Records with drawing code
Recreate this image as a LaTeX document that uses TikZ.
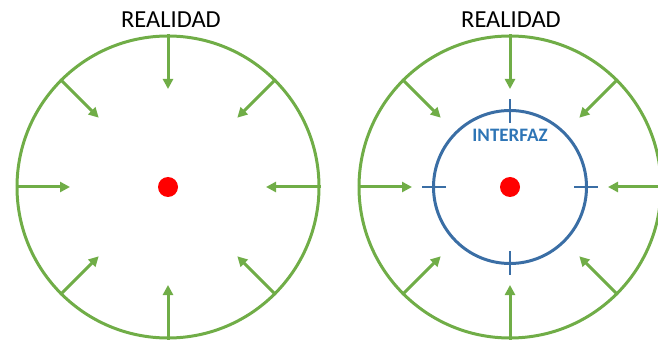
\documentclass[tikz,border=0pt]{standalone}
\usepackage{fontspec}
\setmainfont{Carlito}
\usetikzlibrary{arrows.meta,calc}
\definecolor{leafgreen}{HTML}{70AD47}
\definecolor{ringblue}{HTML}{3A6EA5}
\definecolor{labelblue}{HTML}{2E75B6}
\begin{document}
\begin{tikzpicture}[x=1pt,y=1pt,
  ring/.style={circle,draw=leafgreen,line width=3pt,minimum size=302pt,inner sep=0pt},
  inner ring/.style={circle,draw=ringblue,line width=3pt,minimum size=153pt,inner sep=0pt},
  dot/.style={circle,fill=red,minimum size=20pt,inner sep=0pt},
  push/.style={draw=leafgreen,line width=3pt,-{Triangle[length=10pt,width=10pt]}},
  tick/.style={draw=ringblue,line width=2.6pt},
  title/.style={font=\fontsize{24.5}{26}\selectfont,text=black},
  label/.style={font=\fontsize{19}{21}\selectfont\bfseries,text=labelblue}]
\useasboundingbox (0,0) rectangle (658,340);
\clip (0,0) rectangle (658,340);

% left: reality pressing in on the centre
\node[ring] (LC) at (168,153) {};
\node[dot] (LD) at (168,153) {};
\node[title] (LT) at (171,320) {REALIDAD};
\foreach \a in {0,45,...,315}
  \draw[push] (LC.\a) -- ($(LD.center)+(\a:98)$);

% right: the same, with an interface around the centre
\node[ring] (RC) at (510,153) {};
\node[dot] (RD) at (510,153) {};
\node[inner ring] (IC) at (510,153) {};
\node[title] (RT) at (511,320) {REALIDAD};
\node[label] (IL) at (510,205) {INTERFAZ};
\foreach \a in {0,45,...,315}
  \draw[push] (RC.\a) -- ($(RD.center)+(\a:98)$);
\foreach \a in {0,90,180,270}
  \draw[tick] ($(IC.center)+(\a:64)$) -- ($(IC.center)+(\a:88)$);
\end{tikzpicture}
\end{document}
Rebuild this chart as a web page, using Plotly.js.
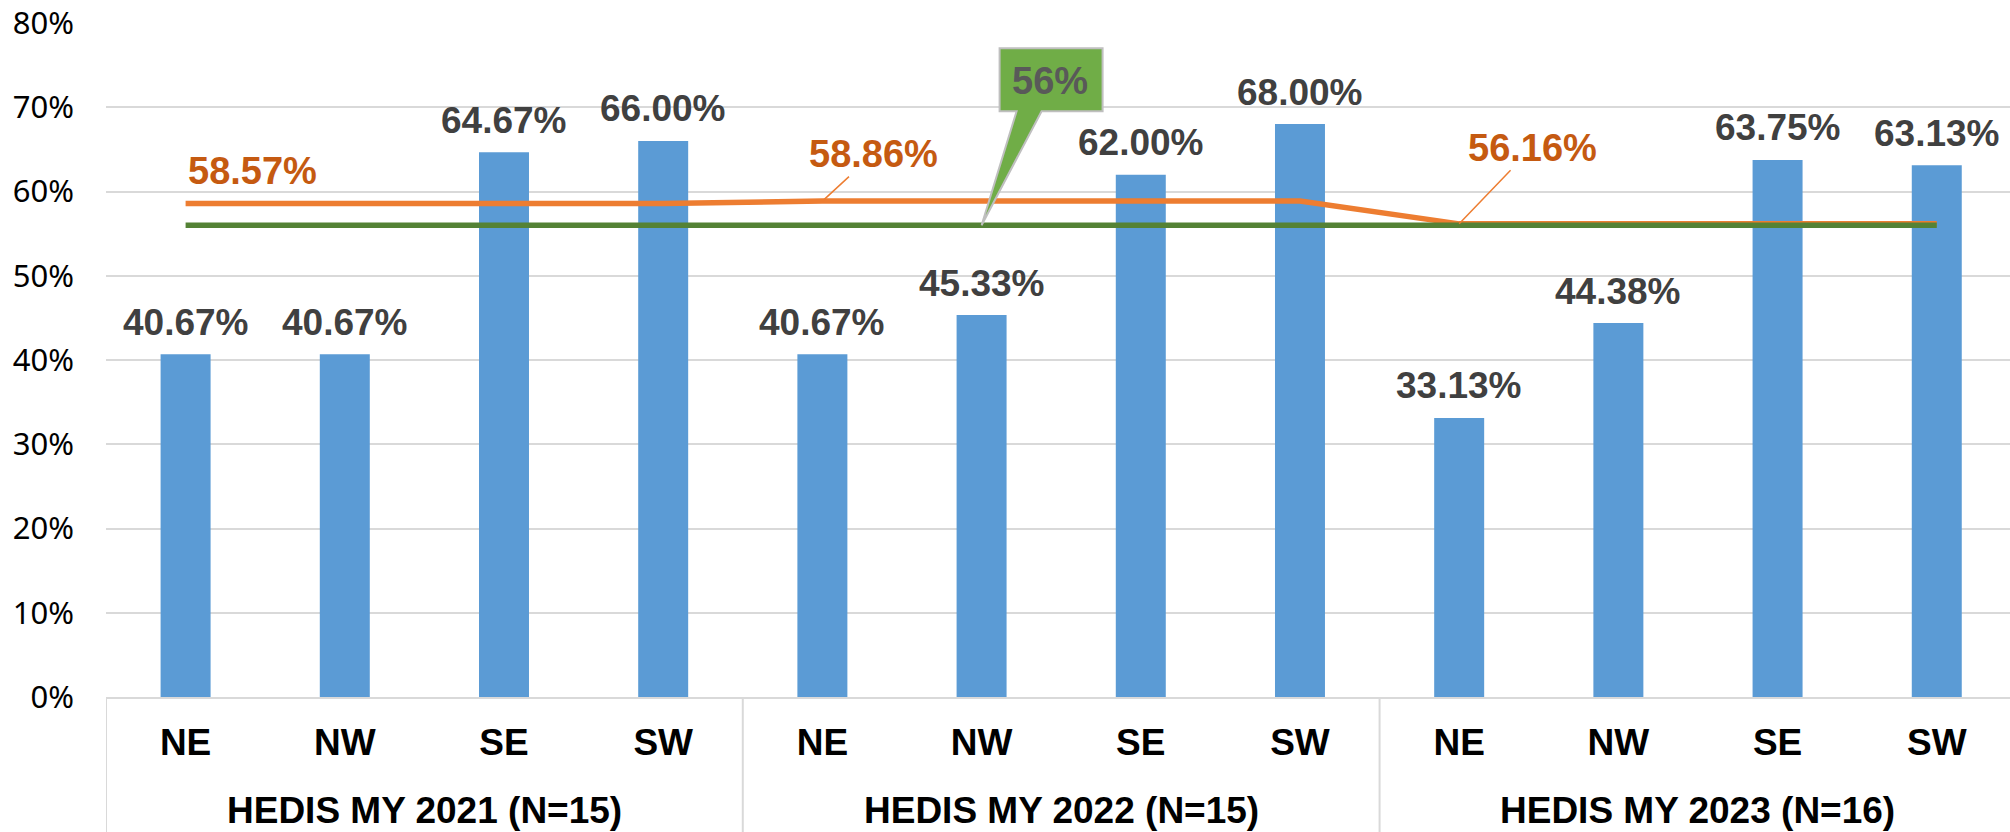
<!DOCTYPE html>
<html>
<head>
<meta charset="utf-8">
<script src="https://cdn.plot.ly/plotly-3.0.1.min.js"></script>
<style>html,body{margin:0;padding:0;background:#fff;}#chart{width:2010px;height:832px;}</style>
</head>
<body>
<div id="chart"></div>
<script>
// ---- data ----
const groupLabels = ['HEDIS MY 2021 (N=15)', 'HEDIS MY 2022 (N=15)', 'HEDIS MY 2023 (N=16)'];
const regionLabels = ['NE', 'NW', 'SE', 'SW'];
const rates2021 = [40.67, 40.67, 64.67, 66.00];
const rates2022 = [40.67, 45.33, 62.00, 68.00];
const rates2023 = [33.13, 44.38, 63.75, 63.13];
const overallRate = [58.57, 58.86, 56.16];
const goalRate = 56;
const yTickVals = [0, 10, 20, 30, 40, 50, 60, 70, 80];
const yTickText = ['0%', '10%', '20%', '30%', '40%', '50%', '60%', '70%', '80%'];

// ---- build traces ----
const yearRates = [rates2021, rates2022, rates2023];
const xIdx = [], barVals = [], tickText = [], overallLine = [], goalLine = [];
yearRates.forEach((arr, g) => {
  arr.forEach((v, r) => {
    xIdx.push(xIdx.length);
    barVals.push(v);
    tickText.push(regionLabels[r]);
    overallLine.push(overallRate[g]);
    goalLine.push(goalRate);
  });
});

const FONT = 'Liberation Sans, Arial, sans-serif';

const traces = [
  {type: 'bar', x: xIdx, y: barVals, width: 0.314,
   marker: {color: '#5B9BD5'}, hoverinfo: 'skip'},
  {type: 'scatter', mode: 'lines', x: xIdx, y: overallLine,
   line: {color: '#ED7D31', width: 5.5}, hoverinfo: 'skip'},
  {type: 'scatter', mode: 'lines', x: xIdx, y: goalLine,
   line: {color: '#548235', width: 5.5}, hoverinfo: 'skip'}
];

const annotations = [];
// value labels above bars
barVals.forEach((v, i) => {
  annotations.push({x: xIdx[i], y: v, xref: 'x', yref: 'y', text: v.toFixed(2) + '%',
    showarrow: false, yanchor: 'middle', yshift: 32,
    font: {family: FONT, size: 37, weight: 'bold', color: '#404040'}});
});
// overall-rate labels
const ORANGE_FONT = {family: FONT, size: 38, weight: 'bold', color: '#C55A11'};
annotations.push({x: 0, y: overallRate[0], xref: 'x', yref: 'y', text: overallRate[0].toFixed(2) + '%',
  showarrow: false, xanchor: 'left', yanchor: 'middle', yshift: 33, font: ORANGE_FONT});
annotations.push({x: 4, y: overallRate[1], xref: 'x', yref: 'y', text: overallRate[1].toFixed(2) + '%',
  showarrow: true, arrowhead: 0, arrowwidth: 1.5, arrowcolor: '#ED7D31', ax: 51, ay: -47, standoff: 0,
  font: ORANGE_FONT});
annotations.push({x: 8, y: overallRate[2], xref: 'x', yref: 'y', text: overallRate[2].toFixed(2) + '%',
  showarrow: true, arrowhead: 0, arrowwidth: 1.5, arrowcolor: '#ED7D31', ax: 73, ay: -76, standoff: 0,
  font: ORANGE_FONT});
// goal callout text
annotations.push({x: 5, y: goalRate, xref: 'x', yref: 'y', text: goalRate + '%', showarrow: false,
  xshift: 68, yshift: 144, yanchor: 'middle',
  font: {family: FONT, size: 38, weight: 'bold', color: '#595959'}});
// group labels
groupLabels.forEach((g, k) => {
  annotations.push({x: k * 4 + 1.5, y: 0, xref: 'x', yref: 'paper', text: g, showarrow: false,
    yanchor: 'middle', yshift: -113,
    font: {family: FONT, size: 37, weight: 'bold', color: '#000000'}});
});

const shapes = [];
// group dividers below the axis
for (let k = 0; k < groupLabels.length; k++) {
  shapes.push({type: 'line', xref: 'x', yref: 'paper', x0: k * 4 - 0.5, x1: k * 4 - 0.5, y0: 0, y1: -0.25,
    line: {color: '#D9D9D9', width: 2}});
}
// goal callout box with pointer to the goal line
shapes.push({type: 'path', xref: 'x', yref: 'y', xsizemode: 'pixel', ysizemode: 'pixel',
  xanchor: 5, yanchor: goalRate,
  path: 'M18,114 L35,114 L0,0 L60,114 L121,114 L121,177 L18,177 Z',
  fillcolor: '#70AD47', line: {color: '#BFBFBF', width: 2}, layer: 'above'});

const layout = {
  width: 2010, height: 832,
  margin: {l: 106, r: 0, t: 23, b: 135},
  paper_bgcolor: '#ffffff', plot_bgcolor: '#ffffff',
  showlegend: false,
  xaxis: {type: 'linear', range: [-0.5, 11.46], tickvals: xIdx, ticktext: tickText,
    showgrid: false, zeroline: false, showline: true, linecolor: '#D9D9D9', linewidth: 2,
    ticks: '', ticklabelstandoff: 12,
    tickfont: {family: FONT, size: 37, weight: 'bold', color: '#000000'}},
  yaxis: {range: [0, 80], tickvals: yTickVals, ticktext: yTickText,
    showgrid: true, gridcolor: '#D9D9D9', gridwidth: 2, zeroline: false, showline: false,
    ticks: '', ticklabelstandoff: 31,
    tickfont: {family: 'Noto Sans, Open Sans, sans-serif', size: 31, color: '#000000'}},
  annotations: annotations,
  shapes: shapes,
  hovermode: false
};

Plotly.newPlot('chart', traces, layout, {displayModeBar: false, staticPlot: true});
</script>
</body>
</html>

▶ [Given problem]: Repeat only what lies between the start of the data and the end of the line containing "(LC.\a) -- ($(LD.center)+(\a:98)$);", exactly, with pictures left out.

▶ [Answer to the exercise]:
Recreate this image as a LaTeX document that uses TikZ.
\documentclass[tikz,border=0pt]{standalone}
\usepackage{fontspec}
\setmainfont{Carlito}
\usetikzlibrary{arrows.meta,calc}
\definecolor{leafgreen}{HTML}{70AD47}
\definecolor{ringblue}{HTML}{3A6EA5}
\definecolor{labelblue}{HTML}{2E75B6}
\begin{document}
\begin{tikzpicture}[x=1pt,y=1pt,
  ring/.style={circle,draw=leafgreen,line width=3pt,minimum size=302pt,inner sep=0pt},
  inner ring/.style={circle,draw=ringblue,line width=3pt,minimum size=153pt,inner sep=0pt},
  dot/.style={circle,fill=red,minimum size=20pt,inner sep=0pt},
  push/.style={draw=leafgreen,line width=3pt,-{Triangle[length=10pt,width=10pt]}},
  tick/.style={draw=ringblue,line width=2.6pt},
  title/.style={font=\fontsize{24.5}{26}\selectfont,text=black},
  label/.style={font=\fontsize{19}{21}\selectfont\bfseries,text=labelblue}]
\useasboundingbox (0,0) rectangle (658,340);
\clip (0,0) rectangle (658,340);

% left: reality pressing in on the centre
\node[ring] (LC) at (168,153) {};
\node[dot] (LD) at (168,153) {};
\node[title] (LT) at (171,320) {REALIDAD};
\foreach \a in {0,45,...,315}
  \draw[push] (LC.\a) -- ($(LD.center)+(\a:98)$);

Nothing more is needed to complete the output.